▶ _Instructions for the task_:
Without including the pictures, copy out every line below.
━━━
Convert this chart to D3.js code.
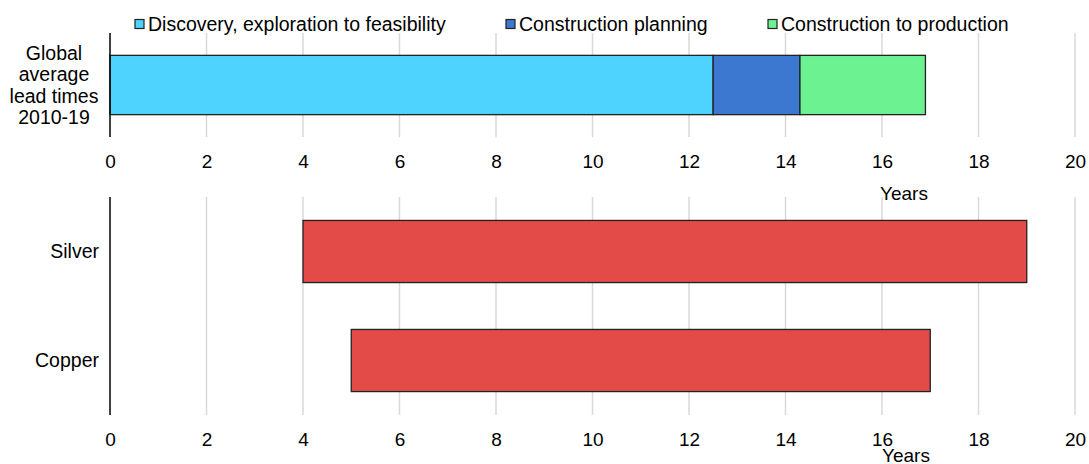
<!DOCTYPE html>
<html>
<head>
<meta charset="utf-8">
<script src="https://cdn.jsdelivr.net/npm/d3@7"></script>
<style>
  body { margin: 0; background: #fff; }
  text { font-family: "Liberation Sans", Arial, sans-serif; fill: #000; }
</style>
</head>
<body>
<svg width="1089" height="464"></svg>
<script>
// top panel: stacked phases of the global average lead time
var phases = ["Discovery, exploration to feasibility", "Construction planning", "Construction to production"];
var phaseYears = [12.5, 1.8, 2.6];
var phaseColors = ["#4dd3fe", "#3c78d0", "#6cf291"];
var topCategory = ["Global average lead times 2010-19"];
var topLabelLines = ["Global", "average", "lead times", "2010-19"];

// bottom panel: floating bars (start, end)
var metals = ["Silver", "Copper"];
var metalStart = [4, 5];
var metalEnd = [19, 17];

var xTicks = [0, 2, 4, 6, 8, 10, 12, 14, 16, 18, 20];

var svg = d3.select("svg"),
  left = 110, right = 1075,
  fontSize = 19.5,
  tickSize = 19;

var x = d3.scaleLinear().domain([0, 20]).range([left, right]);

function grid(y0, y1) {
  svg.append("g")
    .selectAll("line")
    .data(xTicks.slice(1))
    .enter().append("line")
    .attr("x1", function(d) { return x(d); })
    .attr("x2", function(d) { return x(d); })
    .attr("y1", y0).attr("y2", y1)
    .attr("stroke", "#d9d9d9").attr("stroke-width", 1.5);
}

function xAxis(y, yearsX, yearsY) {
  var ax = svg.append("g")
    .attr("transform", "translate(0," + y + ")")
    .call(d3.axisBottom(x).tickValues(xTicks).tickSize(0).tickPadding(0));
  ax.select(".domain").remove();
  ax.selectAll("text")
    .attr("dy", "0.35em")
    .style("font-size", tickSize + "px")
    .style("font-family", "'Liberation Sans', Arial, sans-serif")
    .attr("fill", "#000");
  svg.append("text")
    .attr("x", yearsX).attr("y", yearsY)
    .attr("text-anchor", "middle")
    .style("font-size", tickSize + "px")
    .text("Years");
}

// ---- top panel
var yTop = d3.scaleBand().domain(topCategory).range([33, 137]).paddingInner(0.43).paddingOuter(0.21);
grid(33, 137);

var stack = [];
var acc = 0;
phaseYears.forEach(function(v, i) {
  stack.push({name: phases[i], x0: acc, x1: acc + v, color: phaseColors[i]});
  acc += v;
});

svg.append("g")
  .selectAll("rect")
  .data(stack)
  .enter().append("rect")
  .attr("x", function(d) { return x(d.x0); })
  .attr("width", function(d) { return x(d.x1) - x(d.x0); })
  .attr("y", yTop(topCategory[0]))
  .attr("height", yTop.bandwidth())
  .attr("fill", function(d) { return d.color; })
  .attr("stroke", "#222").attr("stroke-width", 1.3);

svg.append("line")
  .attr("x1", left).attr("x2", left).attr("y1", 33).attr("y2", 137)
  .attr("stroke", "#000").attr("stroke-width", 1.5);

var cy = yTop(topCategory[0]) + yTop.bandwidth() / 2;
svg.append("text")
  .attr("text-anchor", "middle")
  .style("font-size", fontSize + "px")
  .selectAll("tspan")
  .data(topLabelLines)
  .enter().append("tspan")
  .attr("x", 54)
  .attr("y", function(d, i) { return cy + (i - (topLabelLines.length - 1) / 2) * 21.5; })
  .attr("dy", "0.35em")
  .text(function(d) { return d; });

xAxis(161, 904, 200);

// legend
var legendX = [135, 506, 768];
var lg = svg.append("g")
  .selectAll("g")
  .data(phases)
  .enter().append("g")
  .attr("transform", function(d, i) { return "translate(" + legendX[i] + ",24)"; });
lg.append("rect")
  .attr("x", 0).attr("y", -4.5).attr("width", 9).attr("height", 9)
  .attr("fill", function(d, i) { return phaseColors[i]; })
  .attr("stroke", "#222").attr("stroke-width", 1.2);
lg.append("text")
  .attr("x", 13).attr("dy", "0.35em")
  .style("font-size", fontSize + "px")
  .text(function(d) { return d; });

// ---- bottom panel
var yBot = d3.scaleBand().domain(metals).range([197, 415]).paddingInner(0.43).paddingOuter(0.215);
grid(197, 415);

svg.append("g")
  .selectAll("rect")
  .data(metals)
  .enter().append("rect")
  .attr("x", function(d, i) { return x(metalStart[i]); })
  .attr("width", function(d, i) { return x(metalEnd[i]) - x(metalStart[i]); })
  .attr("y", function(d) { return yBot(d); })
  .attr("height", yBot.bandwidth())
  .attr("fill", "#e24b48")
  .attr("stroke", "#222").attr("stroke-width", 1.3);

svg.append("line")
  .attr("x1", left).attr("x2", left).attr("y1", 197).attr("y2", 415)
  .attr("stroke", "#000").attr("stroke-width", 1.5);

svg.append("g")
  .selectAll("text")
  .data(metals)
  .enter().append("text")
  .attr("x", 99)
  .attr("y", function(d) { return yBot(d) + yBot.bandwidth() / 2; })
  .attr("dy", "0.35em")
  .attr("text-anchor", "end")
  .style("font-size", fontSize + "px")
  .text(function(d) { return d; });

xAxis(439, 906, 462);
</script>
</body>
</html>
━━━
▶ _Final result_:
Convert this chart to D3.js code.
<!DOCTYPE html>
<html>
<head>
<meta charset="utf-8">
<script src="https://cdn.jsdelivr.net/npm/d3@7"></script>
<style>
  body { margin: 0; background: #fff; }
  text { font-family: "Liberation Sans", Arial, sans-serif; fill: #000; }
</style>
</head>
<body>
<svg width="1089" height="464"></svg>
<script>
// top panel: stacked phases of the global average lead time
var phases = ["Discovery, exploration to feasibility", "Construction planning", "Construction to production"];
var phaseYears = [12.5, 1.8, 2.6];
var phaseColors = ["#4dd3fe", "#3c78d0", "#6cf291"];
var topCategory = ["Global average lead times 2010-19"];
var topLabelLines = ["Global", "average", "lead times", "2010-19"];

// bottom panel: floating bars (start, end)
var metals = ["Silver", "Copper"];
var metalStart = [4, 5];
var metalEnd = [19, 17];

var xTicks = [0, 2, 4, 6, 8, 10, 12, 14, 16, 18, 20];

var svg = d3.select("svg"),
  left = 110, right = 1075,
  fontSize = 19.5,
  tickSize = 19;

var x = d3.scaleLinear().domain([0, 20]).range([left, right]);

function grid(y0, y1) {
  svg.append("g")
    .selectAll("line")
    .data(xTicks.slice(1))
    .enter().append("line")
    .attr("x1", function(d) { return x(d); })
    .attr("x2", function(d) { return x(d); })
    .attr("y1", y0).attr("y2", y1)
    .attr("stroke", "#d9d9d9").attr("stroke-width", 1.5);
}

function xAxis(y, yearsX, yearsY) {
  var ax = svg.append("g")
    .attr("transform", "translate(0," + y + ")")
    .call(d3.axisBottom(x).tickValues(xTicks).tickSize(0).tickPadding(0));
  ax.select(".domain").remove();
  ax.selectAll("text")
    .attr("dy", "0.35em")
    .style("font-size", tickSize + "px")
    .style("font-family", "'Liberation Sans', Arial, sans-serif")
    .attr("fill", "#000");
  svg.append("text")
    .attr("x", yearsX).attr("y", yearsY)
    .attr("text-anchor", "middle")
    .style("font-size", tickSize + "px")
    .text("Years");
}

// ---- top panel
var yTop = d3.scaleBand().domain(topCategory).range([33, 137]).paddingInner(0.43).paddingOuter(0.21);
grid(33, 137);

var stack = [];
var acc = 0;
phaseYears.forEach(function(v, i) {
  stack.push({name: phases[i], x0: acc, x1: acc + v, color: phaseColors[i]});
  acc += v;
});

svg.append("g")
  .selectAll("rect")
  .data(stack)
  .enter().append("rect")
  .attr("x", function(d) { return x(d.x0); })
  .attr("width", function(d) { return x(d.x1) - x(d.x0); })
  .attr("y", yTop(topCategory[0]))
  .attr("height", yTop.bandwidth())
  .attr("fill", function(d) { return d.color; })
  .attr("stroke", "#222").attr("stroke-width", 1.3);

svg.append("line")
  .attr("x1", left).attr("x2", left).attr("y1", 33).attr("y2", 137)
  .attr("stroke", "#000").attr("stroke-width", 1.5);

var cy = yTop(topCategory[0]) + yTop.bandwidth() / 2;
svg.append("text")
  .attr("text-anchor", "middle")
  .style("font-size", fontSize + "px")
  .selectAll("tspan")
  .data(topLabelLines)
  .enter().append("tspan")
  .attr("x", 54)
  .attr("y", function(d, i) { return cy + (i - (topLabelLines.length - 1) / 2) * 21.5; })
  .attr("dy", "0.35em")
  .text(function(d) { return d; });

xAxis(161, 904, 200);

// legend
var legendX = [135, 506, 768];
var lg = svg.append("g")
  .selectAll("g")
  .data(phases)
  .enter().append("g")
  .attr("transform", function(d, i) { return "translate(" + legendX[i] + ",24)"; });
lg.append("rect")
  .attr("x", 0).attr("y", -4.5).attr("width", 9).attr("height", 9)
  .attr("fill", function(d, i) { return phaseColors[i]; })
  .attr("stroke", "#222").attr("stroke-width", 1.2);
lg.append("text")
  .attr("x", 13).attr("dy", "0.35em")
  .style("font-size", fontSize + "px")
  .text(function(d) { return d; });

// ---- bottom panel
var yBot = d3.scaleBand().domain(metals).range([197, 415]).paddingInner(0.43).paddingOuter(0.215);
grid(197, 415);

svg.append("g")
  .selectAll("rect")
  .data(metals)
  .enter().append("rect")
  .attr("x", function(d, i) { return x(metalStart[i]); })
  .attr("width", function(d, i) { return x(metalEnd[i]) - x(metalStart[i]); })
  .attr("y", function(d) { return yBot(d); })
  .attr("height", yBot.bandwidth())
  .attr("fill", "#e24b48")
  .attr("stroke", "#222").attr("stroke-width", 1.3);

svg.append("line")
  .attr("x1", left).attr("x2", left).attr("y1", 197).attr("y2", 415)
  .attr("stroke", "#000").attr("stroke-width", 1.5);

svg.append("g")
  .selectAll("text")
  .data(metals)
  .enter().append("text")
  .attr("x", 99)
  .attr("y", function(d) { return yBot(d) + yBot.bandwidth() / 2; })
  .attr("dy", "0.35em")
  .attr("text-anchor", "end")
  .style("font-size", fontSize + "px")
  .text(function(d) { return d; });

xAxis(439, 906, 462);
</script>
</body>
</html>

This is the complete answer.